Considérée globalement, cette réduction de la déflation permettra de gager les postes nécessaires pour la force opérationnelle terrestre, d’accompagner cette montée en puissance par les soutiens indispensables, de gager les besoins de créations de postes additionnels dans le domaine du renseignement – 650 postes de plus pour les services par rapport aux engagements de la LPM votée en 2013 – et de la cyberdéfense – au moins 500 postes de plus, pour un total supérieur à 1 000 postes sur la durée de la programmation –, enfin de poursuivre la transformation des armées et des services à l’horizon 2020. Je précise que ces postes permettront également d’accompagner les exportations d’armement. En effet, il ne suffit pas de signer des contrats : il faut accompagner la montée en puissance de leur exécution, ce qui nécessite que nos armées mobilisent et mettent à disposition des ressources à cette fin.
Troisièmement, le Président de la République a décidé d’accroître la dépense de défense de 3, 8 milliards d’euros par rapport à la trajectoire initiale de la LPM.
Ces crédits additionnels profiteront tout d’abord au nouveau contrat Protection, avec 2, 8 milliards d’euros affectés. En parallèle, des ressources supplémentaires seront consacrées à l’équipement des forces.
À cet égard, je pense d’abord à la régénération des matériels. L’effort financier en faveur de l’entretien des équipements était déjà inscrit dans la loi votée en 2013. Ainsi, l’entretien programmé des matériels bénéficiait d’une augmentation de 4, 3 % par an en moyenne. Cet effort sera accru au profit des matériels les plus sollicités en opération, avec une dotation supplémentaire de 500 millions d’euros sur la période, soit à peu près 100 millions d’euros par an.
Je pense aussi à l’accentuation de notre effort sur les équipements critiques : 500 millions d’euros en crédits budgétaires nouveaux y seront consacrés, ainsi que 1 milliard d’euros issus de redéploiements internes, rendus possibles par la réaffectation des gains de pouvoir d’achat qui découlent de l’évolution favorable des indices économiques depuis le vote de la LPM en décembre 2013.
C’est donc au total 1, 5 milliard d’euros – 500 millions d’euros de crédits budgétaires nouveaux et 1 milliard d’euros de gain de pouvoir d’achat – qui vont être dégagés et affectés à l’équipement des forces. Cela permettra en particulier d’adapter notre composante « hélicoptères » aux exigences des opérations sur tous les théâtres par l’acquisition de sept Tigre et de six NH 90 supplémentaires, de renforcer nos capacités de transport aérien tactique, très sollicitées – nous étudions et avons provisionné à cette fin la mise à disposition de quatre nouveaux appareils C 130 –, de confirmer, monsieur de Legge, les livraisons de frégates multimissions FREMM sur la période de programmation, malgré le prélèvement d’un bâtiment pour l’exportation vers l’Égypte, et d’avancer le lancement du programme des futures frégates de taille intermédiaire, lesquelles assureront le relais des FREMM à moyenne échéance. Par ailleurs, grâce à ces capacités budgétaires nouvelles, nous pourrons équiper nos drones de surveillance d’une charge d’écoute électromagnétique, ce qui est tout à fait indispensable. Enfin, j’y insiste particulièrement, nous allons pouvoir boucler le financement du troisième satellite CSO, réalisé en coopération avec l’Allemagne, qui devrait assumer la majeure partie de son coût.

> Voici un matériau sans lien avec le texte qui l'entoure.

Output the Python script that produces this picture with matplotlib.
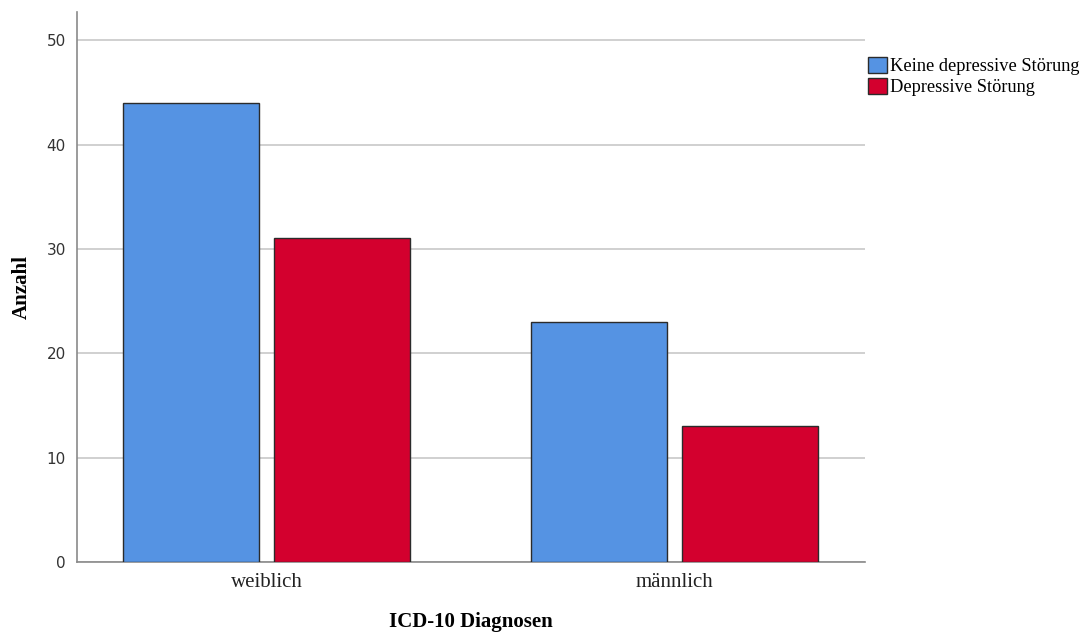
import numpy as np
import matplotlib
matplotlib.use("Agg")
import matplotlib.pyplot as plt

categories = ["weiblich", "männlich"]
series_names = ["Keine depressive Störung", "Depressive Störung"]
keine = [44, 23]
depressiv = [31, 13]
yticks = [0, 10, 20, 30, 40, 50]

colors = ["#5593e3", "#d3002e"]
serif = "Liberation Serif"

fig = plt.figure(figsize=(10.83, 6.35), dpi=100)
ax = fig.add_axes([0.0711, 0.115, 0.7276, 0.866])

x = np.arange(len(categories))
w = 0.333
off = 0.185
ax.bar(x - off, keine, w, color=colors[0], edgecolor="#2b2b2b", linewidth=1.0,
       label=series_names[0], zorder=3)
ax.bar(x + off, depressiv, w, color=colors[1], edgecolor="#2b2b2b", linewidth=1.0,
       label=series_names[1], zorder=3)

ax.set_xlim(-0.4645, 1.467)
ax.set_ylim(0, 52.7)
ax.set_yticks(yticks)
ax.set_yticklabels([str(v) for v in yticks], fontsize=11, color="#333333",
                   family="DejaVu Sans")
ax.set_xticks(x)
ax.set_xticklabels(categories, fontsize=15, family=serif, color="#222222")
ax.tick_params(axis="both", length=0, pad=8)
ax.tick_params(axis="x", pad=8)

ax.yaxis.grid(True, color="#c8c8c8", linewidth=1.2, zorder=0)
for s in ["top", "right"]:
    ax.spines[s].set_visible(False)
ax.spines["left"].set_color("#8a8a8a")
ax.spines["bottom"].set_color("#8a8a8a")
ax.spines["left"].set_linewidth(1.2)
ax.spines["bottom"].set_linewidth(1.2)

# axis titles placed directly
fig.text(22 / 1083, 1 - 287 / 635, "Anzahl", rotation=90, ha="center", va="center",
         fontsize=15, fontweight="bold", family=serif)
fig.text(471 / 1083, 1 - 622 / 635, "ICD-10 Diagnosen", ha="center", va="center",
         fontsize=15, fontweight="bold", family=serif)

leg = fig.legend(loc="upper left", bbox_to_anchor=(0.7865, 0.937), frameon=False,
                 prop={"family": serif, "size": 13.2}, handlelength=1.0,
                 handleheight=1.0, handletextpad=0.2, labelspacing=0.15)

fig.savefig("out.png", dpi=100)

S’agissant de ces satellites, je rappelle qu’ils sont appelés à prendre progressivement la relève d’Hélios II à partir de 2018. Deux satellites ont été commandés par la France ; les discussions avec l’Allemagne portaient sur la commande d’un troisième satellite, pour un lancement prévu en 2021, ce qui permettra une complémentarité de l’ensemble de la constellation. Je vous informe que le Parlement allemand a donné un avis favorable à cette coopération voilà trois jours. Je pense que nous serons en mesure de conclure un accord définitif dès la rentrée.